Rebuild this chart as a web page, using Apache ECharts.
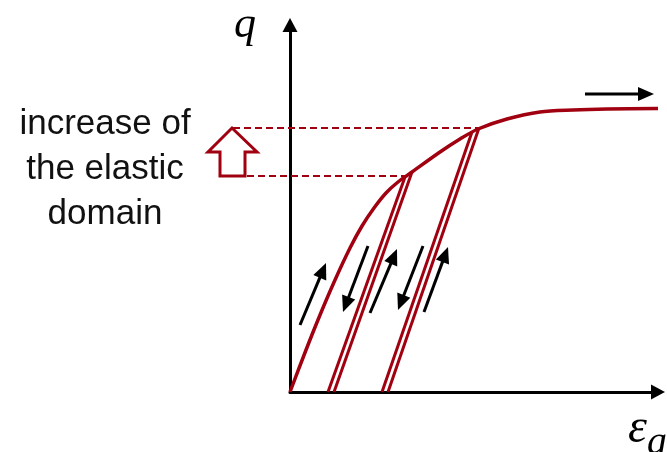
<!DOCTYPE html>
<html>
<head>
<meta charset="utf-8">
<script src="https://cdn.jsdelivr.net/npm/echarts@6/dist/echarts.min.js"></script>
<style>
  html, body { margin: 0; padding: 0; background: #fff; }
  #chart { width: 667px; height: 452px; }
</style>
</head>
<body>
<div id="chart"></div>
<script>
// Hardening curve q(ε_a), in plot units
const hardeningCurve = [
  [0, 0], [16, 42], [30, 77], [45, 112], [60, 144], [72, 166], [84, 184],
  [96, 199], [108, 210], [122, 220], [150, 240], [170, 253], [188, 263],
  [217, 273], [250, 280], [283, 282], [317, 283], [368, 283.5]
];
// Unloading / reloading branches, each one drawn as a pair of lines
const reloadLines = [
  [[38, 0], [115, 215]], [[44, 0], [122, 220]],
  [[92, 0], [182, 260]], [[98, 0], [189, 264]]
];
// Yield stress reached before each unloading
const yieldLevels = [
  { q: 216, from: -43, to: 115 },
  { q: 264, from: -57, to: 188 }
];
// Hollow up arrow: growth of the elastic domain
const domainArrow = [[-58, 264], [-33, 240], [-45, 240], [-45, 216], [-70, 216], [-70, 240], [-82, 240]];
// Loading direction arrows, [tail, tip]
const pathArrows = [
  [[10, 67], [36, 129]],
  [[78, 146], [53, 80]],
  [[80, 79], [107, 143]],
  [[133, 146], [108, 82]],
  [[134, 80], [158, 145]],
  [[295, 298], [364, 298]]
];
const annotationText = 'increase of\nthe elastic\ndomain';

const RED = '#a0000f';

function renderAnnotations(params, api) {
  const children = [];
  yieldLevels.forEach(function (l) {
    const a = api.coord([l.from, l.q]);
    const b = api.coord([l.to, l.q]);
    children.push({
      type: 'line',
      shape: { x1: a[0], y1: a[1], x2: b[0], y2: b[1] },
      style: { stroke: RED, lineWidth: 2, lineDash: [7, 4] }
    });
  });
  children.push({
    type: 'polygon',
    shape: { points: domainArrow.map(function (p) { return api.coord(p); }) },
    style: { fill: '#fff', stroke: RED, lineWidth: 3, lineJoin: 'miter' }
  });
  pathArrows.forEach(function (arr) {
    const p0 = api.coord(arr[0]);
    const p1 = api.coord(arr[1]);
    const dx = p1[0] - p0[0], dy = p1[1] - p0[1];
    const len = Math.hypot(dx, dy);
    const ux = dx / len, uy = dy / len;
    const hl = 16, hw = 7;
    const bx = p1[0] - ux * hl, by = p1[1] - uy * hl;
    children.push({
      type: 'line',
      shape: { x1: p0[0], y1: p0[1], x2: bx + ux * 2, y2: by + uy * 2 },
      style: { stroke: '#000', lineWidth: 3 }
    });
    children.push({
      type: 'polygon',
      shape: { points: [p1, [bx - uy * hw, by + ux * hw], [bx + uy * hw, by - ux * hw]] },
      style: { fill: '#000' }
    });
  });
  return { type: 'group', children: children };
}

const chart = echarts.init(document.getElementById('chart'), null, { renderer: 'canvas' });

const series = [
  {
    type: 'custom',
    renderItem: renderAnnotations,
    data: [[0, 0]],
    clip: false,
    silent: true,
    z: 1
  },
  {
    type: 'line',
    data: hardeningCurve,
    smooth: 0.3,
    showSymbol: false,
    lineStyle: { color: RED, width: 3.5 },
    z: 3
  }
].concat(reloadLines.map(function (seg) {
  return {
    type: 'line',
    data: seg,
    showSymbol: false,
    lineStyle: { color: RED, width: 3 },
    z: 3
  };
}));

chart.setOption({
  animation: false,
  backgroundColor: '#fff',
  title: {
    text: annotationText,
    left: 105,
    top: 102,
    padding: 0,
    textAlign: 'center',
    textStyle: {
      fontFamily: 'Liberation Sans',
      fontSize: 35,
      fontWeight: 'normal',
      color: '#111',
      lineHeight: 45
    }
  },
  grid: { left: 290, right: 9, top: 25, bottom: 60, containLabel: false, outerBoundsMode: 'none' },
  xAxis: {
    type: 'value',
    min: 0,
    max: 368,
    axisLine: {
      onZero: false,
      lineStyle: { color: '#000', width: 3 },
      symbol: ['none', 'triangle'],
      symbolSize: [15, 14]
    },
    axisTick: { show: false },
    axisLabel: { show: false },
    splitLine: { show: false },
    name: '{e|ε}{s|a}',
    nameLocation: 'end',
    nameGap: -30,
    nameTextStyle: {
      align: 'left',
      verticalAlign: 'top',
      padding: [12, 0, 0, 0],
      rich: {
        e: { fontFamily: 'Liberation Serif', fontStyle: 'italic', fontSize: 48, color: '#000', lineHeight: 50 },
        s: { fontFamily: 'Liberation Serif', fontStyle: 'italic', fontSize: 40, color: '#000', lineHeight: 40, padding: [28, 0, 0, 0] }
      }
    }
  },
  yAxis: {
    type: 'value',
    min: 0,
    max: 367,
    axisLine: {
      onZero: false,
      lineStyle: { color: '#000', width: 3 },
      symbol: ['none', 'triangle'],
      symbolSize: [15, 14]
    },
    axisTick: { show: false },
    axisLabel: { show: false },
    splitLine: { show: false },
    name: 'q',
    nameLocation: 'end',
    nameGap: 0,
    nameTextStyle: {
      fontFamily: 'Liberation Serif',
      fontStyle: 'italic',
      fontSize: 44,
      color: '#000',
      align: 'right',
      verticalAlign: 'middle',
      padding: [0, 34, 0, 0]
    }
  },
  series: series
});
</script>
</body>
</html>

=======

TO BE DONE
Write out exactly the lines between the start of the data and the line with "const RED = '#a0000f';", including both, but none of the pictures.

FULL SOLUTION
Rebuild this chart as a web page, using Apache ECharts.
<!DOCTYPE html>
<html>
<head>
<meta charset="utf-8">
<script src="https://cdn.jsdelivr.net/npm/echarts@6/dist/echarts.min.js"></script>
<style>
  html, body { margin: 0; padding: 0; background: #fff; }
  #chart { width: 667px; height: 452px; }
</style>
</head>
<body>
<div id="chart"></div>
<script>
// Hardening curve q(ε_a), in plot units
const hardeningCurve = [
  [0, 0], [16, 42], [30, 77], [45, 112], [60, 144], [72, 166], [84, 184],
  [96, 199], [108, 210], [122, 220], [150, 240], [170, 253], [188, 263],
  [217, 273], [250, 280], [283, 282], [317, 283], [368, 283.5]
];
// Unloading / reloading branches, each one drawn as a pair of lines
const reloadLines = [
  [[38, 0], [115, 215]], [[44, 0], [122, 220]],
  [[92, 0], [182, 260]], [[98, 0], [189, 264]]
];
// Yield stress reached before each unloading
const yieldLevels = [
  { q: 216, from: -43, to: 115 },
  { q: 264, from: -57, to: 188 }
];
// Hollow up arrow: growth of the elastic domain
const domainArrow = [[-58, 264], [-33, 240], [-45, 240], [-45, 216], [-70, 216], [-70, 240], [-82, 240]];
// Loading direction arrows, [tail, tip]
const pathArrows = [
  [[10, 67], [36, 129]],
  [[78, 146], [53, 80]],
  [[80, 79], [107, 143]],
  [[133, 146], [108, 82]],
  [[134, 80], [158, 145]],
  [[295, 298], [364, 298]]
];
const annotationText = 'increase of\nthe elastic\ndomain';

const RED = '#a0000f';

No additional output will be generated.